● **YOUR OBJECTIVE**
Transcribe the full listing exactly, and drop every picture.

------------

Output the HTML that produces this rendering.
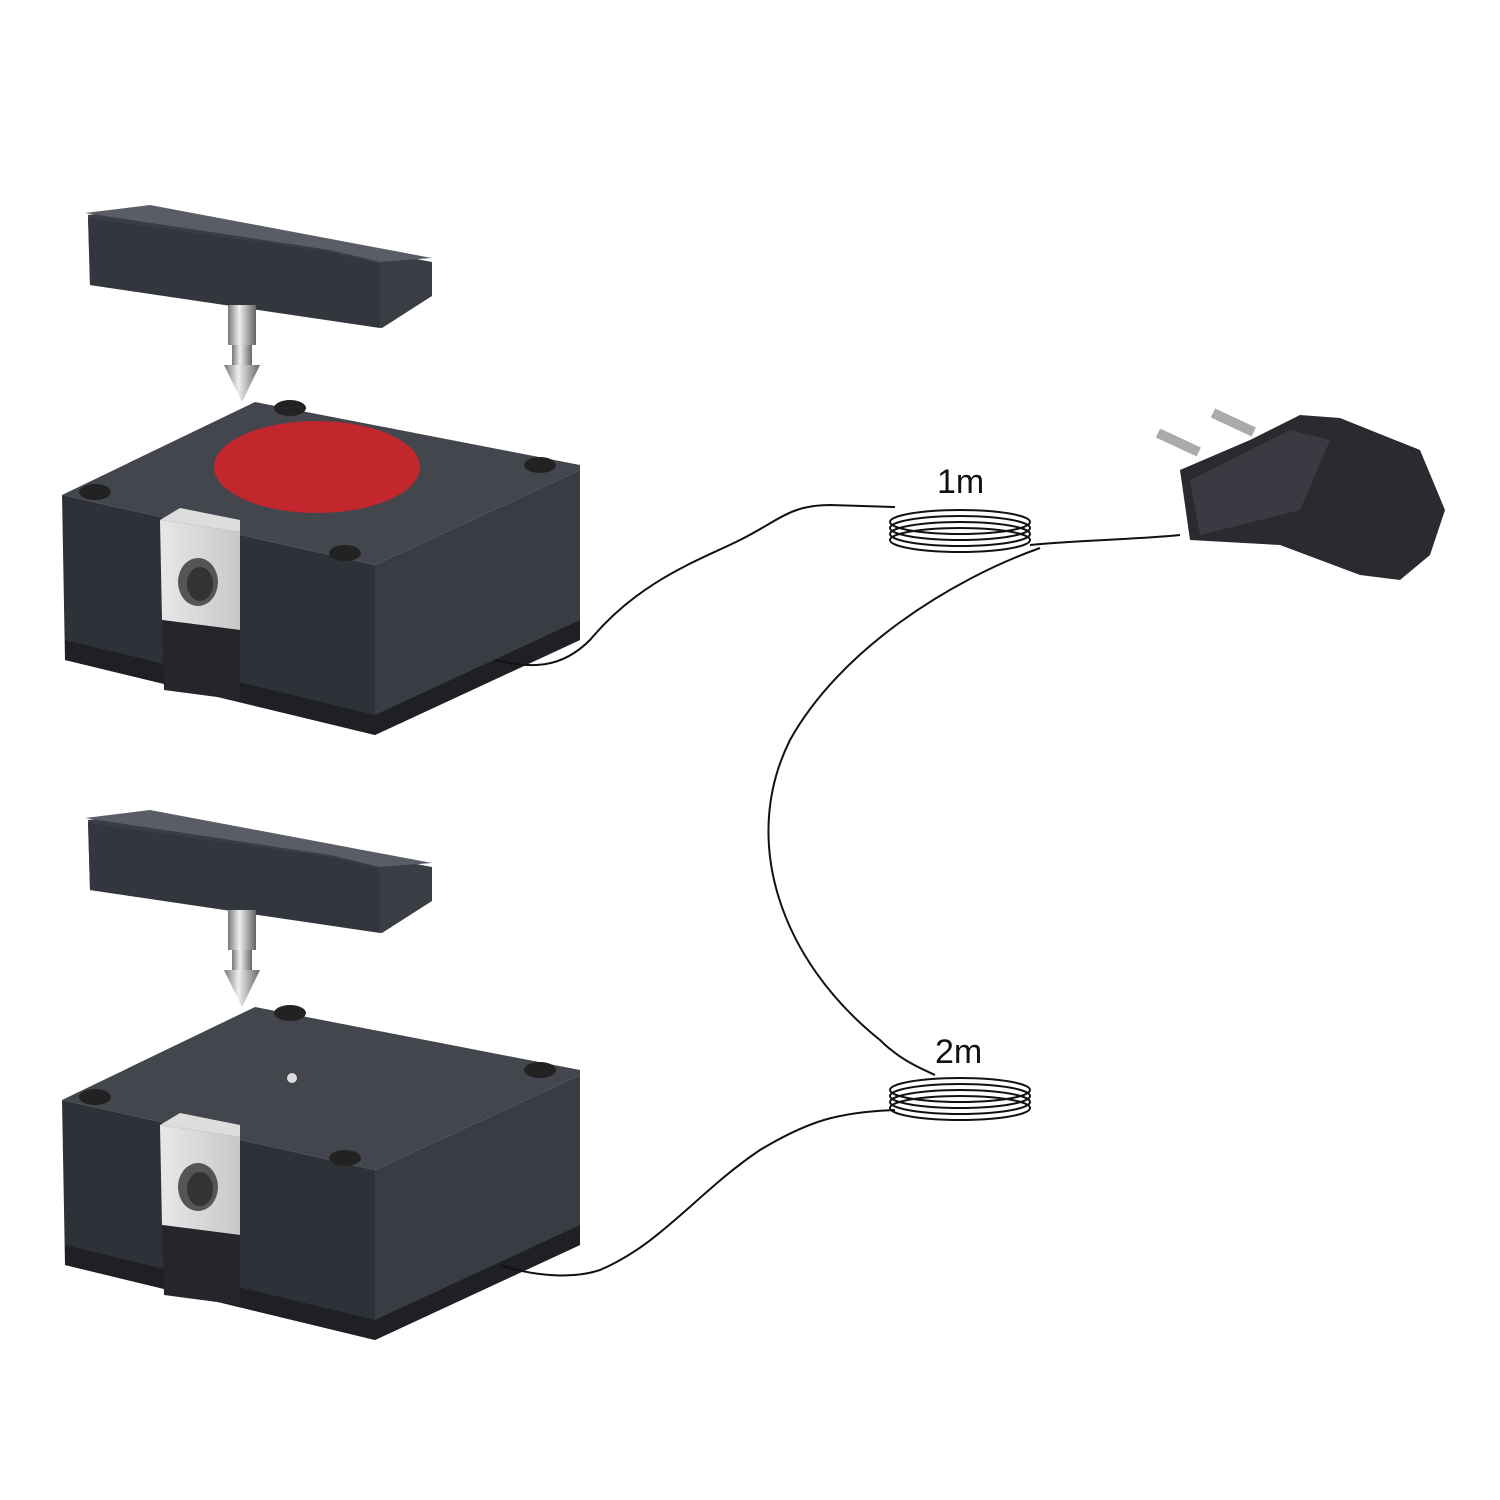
<!DOCTYPE html>
<html><head><meta charset="utf-8"><style>
html,body{margin:0;padding:0;background:#fff;width:1500px;height:1500px;overflow:hidden}
</style></head><body>
<svg width="1500" height="1500" viewBox="0 0 1500 1500" xmlns="http://www.w3.org/2000/svg">
<defs>
<linearGradient id="pin" x1="0" x2="1"><stop offset="0" stop-color="#777"/><stop offset=".4" stop-color="#eee"/><stop offset="1" stop-color="#666"/></linearGradient>
<linearGradient id="metal" x1="0" x2="1"><stop offset="0" stop-color="#e8e8e8"/><stop offset="1" stop-color="#c8c8c8"/></linearGradient>
<g id="unit">
  <polygon points="88,215 150,207 432,262 432,296 382,328 90,285" fill="#3b3d45"/>
  <polygon points="85,213 150,205 432,258 380,262 330,250" fill="#5a5c66"/>
  <polygon points="88,218 330,252 380,264 380,328 90,285" fill="#34363e"/>
  <rect x="228" y="305" width="28" height="40" fill="url(#pin)"/>
  <rect x="232" y="345" width="20" height="20" fill="url(#pin)"/>
  <polygon points="224,365 260,365 242,402" fill="url(#pin)"/>
  <polygon points="62,495 375,565 375,735 65,660" fill="#2f3138"/>
  <polygon points="375,565 580,470 580,640 375,735" fill="#3a3c43"/>
  <polygon points="62,495 255,402 580,465 580,470 375,565" fill="#44464e"/>
  <polygon points="65,640 375,715 580,620 580,640 375,735 65,660" fill="#1f2025"/>
  <ellipse cx="290" cy="408" rx="16" ry="8" fill="#222"/>
  <ellipse cx="540" cy="465" rx="16" ry="8" fill="#222"/>
  <ellipse cx="95" cy="492" rx="16" ry="8" fill="#222"/>
  <ellipse cx="345" cy="553" rx="16" ry="8" fill="#222"/>
  <polygon points="160,520 180,508 240,520 240,532 160,520" fill="#ddd"/>
  <polygon points="160,520 240,532 240,630 162,620" fill="url(#metal)"/>
  <ellipse cx="198" cy="582" rx="20" ry="24" fill="#555"/>
  <ellipse cx="200" cy="584" rx="13" ry="17" fill="#333"/>
  <polygon points="162,620 240,630 240,700 164,690" fill="#25262b"/>
</g>
</defs>

<use href="#unit"/>
<use href="#unit" transform="translate(0,605)"/>
<ellipse cx="317" cy="467" rx="103" ry="46" fill="#c1272d"/>
<circle cx="292" cy="1078" r="5" fill="#ddd"/>

<g fill="none" stroke="#111" stroke-width="2">
  <path d="M495,660 C530,668 560,670 590,640 C640,580 700,560 740,540 C780,520 790,505 830,505 L895,507"/>
  <path d="M1030,545 C1080,540 1130,540 1180,535"/>
  <path d="M1040,548 C950,580 840,650 790,740 C740,840 780,960 880,1040 C900,1060 920,1068 935,1075"/>
  <path d="M500,1265 C530,1275 570,1280 600,1270 C660,1245 700,1190 760,1150 C810,1120 840,1112 895,1110"/>
</g>
<g fill="none" stroke="#111" stroke-width="2">
  <ellipse cx="960" cy="522" rx="70" ry="12"/>
  <ellipse cx="960" cy="528" rx="70" ry="12"/>
  <ellipse cx="960" cy="534" rx="70" ry="12"/>
  <ellipse cx="960" cy="540" rx="70" ry="12"/>
  <ellipse cx="960" cy="1090" rx="70" ry="12"/>
  <ellipse cx="960" cy="1096" rx="70" ry="12"/>
  <ellipse cx="960" cy="1102" rx="70" ry="12"/>
  <ellipse cx="960" cy="1108" rx="70" ry="12"/>
</g>
<text x="937" y="493" font-family="Liberation Sans, sans-serif" font-size="34" fill="#111">1m</text>
<text x="935" y="1063" font-family="Liberation Sans, sans-serif" font-size="34" fill="#111">2m</text>

<rect x="1158" y="428" width="45" height="10" fill="#aaa" transform="rotate(25 1158 433)"/>
<rect x="1213" y="408" width="45" height="10" fill="#aaa" transform="rotate(25 1213 413)"/>
<polygon points="1180,470 1250,440 1300,415 1340,418 1420,450 1445,510 1430,555 1400,580 1360,575 1280,545 1190,540" fill="#2a2b31"/>
<polygon points="1190,480 1290,430 1330,440 1300,510 1200,535" fill="#3a3b42"/>
</svg>
</body></html>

------------

● **WORKED SOLUTION**
Output the HTML that produces this rendering.
<!DOCTYPE html>
<html><head><meta charset="utf-8"><style>
html,body{margin:0;padding:0;background:#fff;width:1500px;height:1500px;overflow:hidden}
</style></head><body>
<svg width="1500" height="1500" viewBox="0 0 1500 1500" xmlns="http://www.w3.org/2000/svg">
<defs>
<linearGradient id="pin" x1="0" x2="1"><stop offset="0" stop-color="#777"/><stop offset=".4" stop-color="#eee"/><stop offset="1" stop-color="#666"/></linearGradient>
<linearGradient id="metal" x1="0" x2="1"><stop offset="0" stop-color="#e8e8e8"/><stop offset="1" stop-color="#c8c8c8"/></linearGradient>
<g id="unit">
  <polygon points="88,215 150,207 432,262 432,296 382,328 90,285" fill="#3b3d45"/>
  <polygon points="85,213 150,205 432,258 380,262 330,250" fill="#5a5c66"/>
  <polygon points="88,218 330,252 380,264 380,328 90,285" fill="#34363e"/>
  <rect x="228" y="305" width="28" height="40" fill="url(#pin)"/>
  <rect x="232" y="345" width="20" height="20" fill="url(#pin)"/>
  <polygon points="224,365 260,365 242,402" fill="url(#pin)"/>
  <polygon points="62,495 375,565 375,735 65,660" fill="#2f3138"/>
  <polygon points="375,565 580,470 580,640 375,735" fill="#3a3c43"/>
  <polygon points="62,495 255,402 580,465 580,470 375,565" fill="#44464e"/>
  <polygon points="65,640 375,715 580,620 580,640 375,735 65,660" fill="#1f2025"/>
  <ellipse cx="290" cy="408" rx="16" ry="8" fill="#222"/>
  <ellipse cx="540" cy="465" rx="16" ry="8" fill="#222"/>
  <ellipse cx="95" cy="492" rx="16" ry="8" fill="#222"/>
  <ellipse cx="345" cy="553" rx="16" ry="8" fill="#222"/>
  <polygon points="160,520 180,508 240,520 240,532 160,520" fill="#ddd"/>
  <polygon points="160,520 240,532 240,630 162,620" fill="url(#metal)"/>
  <ellipse cx="198" cy="582" rx="20" ry="24" fill="#555"/>
  <ellipse cx="200" cy="584" rx="13" ry="17" fill="#333"/>
  <polygon points="162,620 240,630 240,700 164,690" fill="#25262b"/>
</g>
</defs>

<use href="#unit"/>
<use href="#unit" transform="translate(0,605)"/>
<ellipse cx="317" cy="467" rx="103" ry="46" fill="#c1272d"/>
<circle cx="292" cy="1078" r="5" fill="#ddd"/>

<g fill="none" stroke="#111" stroke-width="2">
  <path d="M495,660 C530,668 560,670 590,640 C640,580 700,560 740,540 C780,520 790,505 830,505 L895,507"/>
  <path d="M1030,545 C1080,540 1130,540 1180,535"/>
  <path d="M1040,548 C950,580 840,650 790,740 C740,840 780,960 880,1040 C900,1060 920,1068 935,1075"/>
  <path d="M500,1265 C530,1275 570,1280 600,1270 C660,1245 700,1190 760,1150 C810,1120 840,1112 895,1110"/>
</g>
<g fill="none" stroke="#111" stroke-width="2">
  <ellipse cx="960" cy="522" rx="70" ry="12"/>
  <ellipse cx="960" cy="528" rx="70" ry="12"/>
  <ellipse cx="960" cy="534" rx="70" ry="12"/>
  <ellipse cx="960" cy="540" rx="70" ry="12"/>
  <ellipse cx="960" cy="1090" rx="70" ry="12"/>
  <ellipse cx="960" cy="1096" rx="70" ry="12"/>
  <ellipse cx="960" cy="1102" rx="70" ry="12"/>
  <ellipse cx="960" cy="1108" rx="70" ry="12"/>
</g>
<text x="937" y="493" font-family="Liberation Sans, sans-serif" font-size="34" fill="#111">1m</text>
<text x="935" y="1063" font-family="Liberation Sans, sans-serif" font-size="34" fill="#111">2m</text>

<rect x="1158" y="428" width="45" height="10" fill="#aaa" transform="rotate(25 1158 433)"/>
<rect x="1213" y="408" width="45" height="10" fill="#aaa" transform="rotate(25 1213 413)"/>
<polygon points="1180,470 1250,440 1300,415 1340,418 1420,450 1445,510 1430,555 1400,580 1360,575 1280,545 1190,540" fill="#2a2b31"/>
<polygon points="1190,480 1290,430 1330,440 1300,510 1200,535" fill="#3a3b42"/>
</svg>
</body></html>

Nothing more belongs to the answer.